Foto: NASA |
Pada Jumat (10/5) hingga Minggu (12/5), salah satu badai geomagnetik terbesar dalam beberapa dekade memunculkan pertunjukan aurora spektakuler di Bumi belahan utara dan selatan. Ilmuwan menyoroti pentingnya prakiraan kejadian cuaca luar angkasa yang berpotensi mengganggu.
Isu ini menjadi salah satu agenda Dewan Eksekutif World Meteorological Organization (WMO) yang akan datang. Untuk diketahui, pada 10-13 Mei, aurora yang biasanya terlihat di daerah kutub, dapat terlihat di garis lintang yang sangat rendah.
Penampakan Aurora Borealis di belahan Bumi utara yang spektakuler teramati di Florida, Italia, dan Spanyol sedangkan Aurora Australis di belahan Bumi selatan dilaporkan sampai ke utara hingga Queensland di Australia.
Hal ini merupakan akibat dari badai geomagnetik ekstrem, kategori tertinggi, yang berasal dari serangkaian lontaran massa koronal (CME), yakni awan material plasma yang terlempar.
Kemunculan aurora merupakan salah satu dampak dari Matahari dengan kecepatan tinggi ke ruang antarplanet. Awan plasma ini membawa medan magnet yang berinteraksi dengan medan magnet Bumi ketika menemukan planet kita dalam jalurnya melalui ruang antarplanet.
Dampak Berbahaya
Meskipun aurora merupakan tontonan yang menarik, badai geomagnetik juga berpotensi mengganggu dengan dampaknya yang berbahaya seperti tekanan yang dapat ditimbulkan pada jaringan listrik akibat arus induksi pada saluran listrik, dan kemungkinan merusak komunikasi dan operasi satelit.

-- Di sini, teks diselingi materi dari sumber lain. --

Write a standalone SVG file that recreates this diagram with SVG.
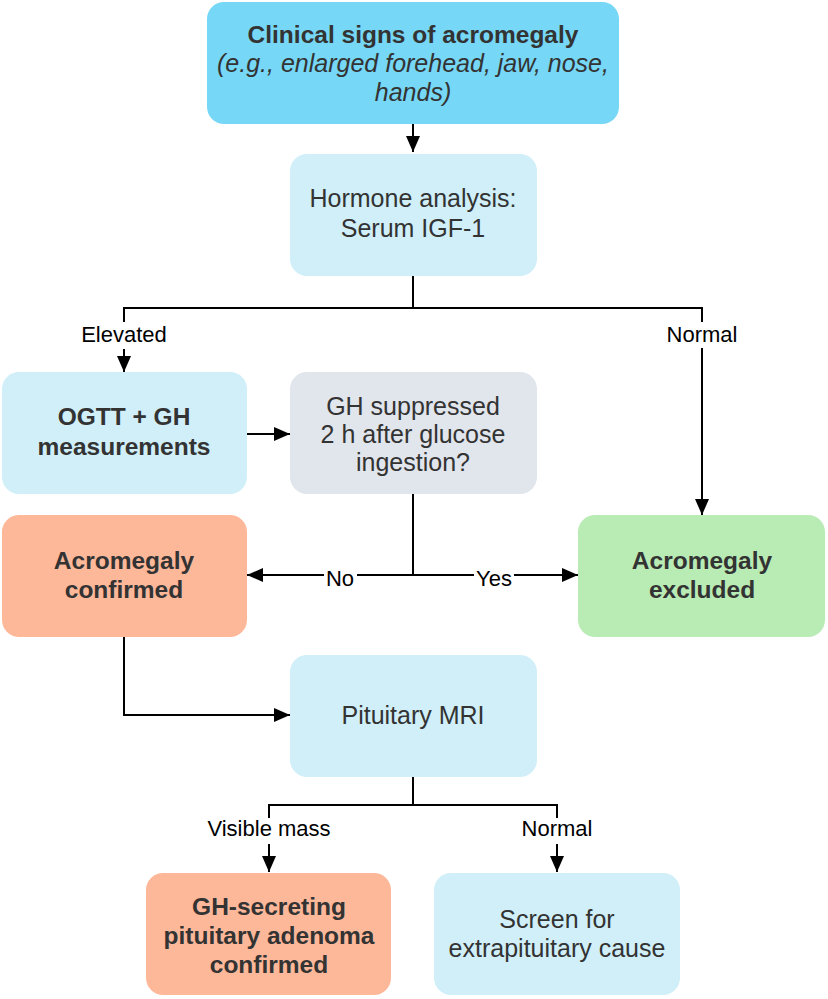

Badai Matahari terbaru terjadi setelah peningkatan aktivitas Matahari sebelumnya. Daerah yang disebut aktif, konsentrasi fluks magnet di permukaan Matahari, selama seminggu terakhir telah melepaskan beberapa suar kelas X, yang merupakan suar kategori paling kuat berupa semburan emisi gelombang elektromagnetik.
Suar ini berdampak pada ionosfer Bumi yang menyebabkan pemadaman radio (frekuensi tinggi) di sisi Bumi yang diterangi Matahari, dan dapat mengakibatkan gangguan atau kerusakan pada layanan navigasi satelit.
"Peristiwa Matahari seperti itu terjadi secara teratur, dengan tingkat kejadian mengikuti siklus 11 tahun yang terkait dengan inversi keseluruhan medan magnet Matahari setiap sebelas tahun," kata Jesse Andries, petugas ilmiah di Program Luar Angkasa WMO, dikutip dari situs resmi WMO.
"Kita saat ini mendekati titik maksimum siklus saat ini dengan kejadian Matahari paling sering terjadi. Meskipun peristiwa Matahari terjadi secara rutin, badai geomagnetik yang terjadi baru-baru ini tentu saja merupakan salah satu yang terbesar dalam beberapa dekade," katanya.
Untungnya, pemantauan dan prediksi cuaca luar angkasa semakin menjadi praktik operasional seperti halnya cuaca terestrial. Peristiwa terkini telah diperkirakan secara akurat.
Prakirawan cuaca luar angkasa di seluruh dunia memantau Matahari dengan cermat. Mereka melaporkan setiap hari tentang evolusi daerah aktif di permukaan Matahari dan memperkirakan kemungkinan terjadinya flare besar.
Mereka selanjutnya mencatat sifat-sifat permulaan lontaran massa koronal yang mereka masukkan ke dalam model yang kemudian memungkinkan mereka memperkirakan perkiraan waktu kedatangan di Bumi.
Berdasarkan analisis ini, sektor-sektor kritis dan masyarakat umum diberi tahu terlebih dahulu mengenai kejadian yang akan datang, sehingga mereka dapat mengambil tindakan perlindungan, seperti menyimpangkan rute penerbangan dari kutub.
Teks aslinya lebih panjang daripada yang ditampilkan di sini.